The twin-dial cluster is located higher and deeper in the dash, allowing the driver to look at it over the steering wheel with the line of sight closer to the road. This also eliminates the need for Heads-Up display projected onto the windshield.
Like the Palisade, the Hyundai Staria also lacks a gear selector lever, with the transmission being controlled by four push buttons. Much to the amusement of the prancing officers.
As a flagship model, the Luxury has no shortage of comfort. Standard are infotainment system with Bose sound system, surround view monitor, double sunroof, adaptive cruise control, power sliding doors, power tailgate.
The front row benefits from electrically heated and ventilated seats, wireless charging and a large cargo box in the center console.
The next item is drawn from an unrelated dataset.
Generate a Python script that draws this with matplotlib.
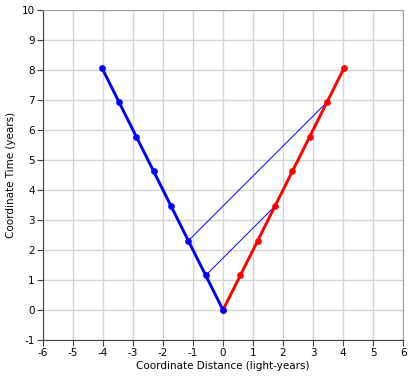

The second and third rows feature two captain’s seats, the second row of which is heated and ventilated and can be rotated 180 degrees to view the third row. Ventilation, USB ports and cup holders abound in the second, third and fourth rows, which consist of a three-seater sofa.
All three rear rows can be shifted and folded to allow for a configuration to suit passenger or luggage requirements.
A host of safety specifications include driver, passenger, side and curtain airbags, blind spot collision avoidance assistance, lane departure assist and rear collision avoidance assistance.
While conventional wisdom might dispute the thought of a Hyundai costing a whopping R1 099 900, the Hyundai Staria Luxury is in fact great value for money.
This van not only looks good but also offers all round comfort and great versatile space, accentuated by the double sunroofs and large windows.
Bringing the game to the V-Class and Caravelle
If buyers can look past their brand snobbery, they’ll also be amazed at how much the standard specification offers over much more expensive rivals in the VW Caravelle and Mercedes-Benz V-Class.
Even if it can’t fly, the Hyundai Staria is definitely ready to take off.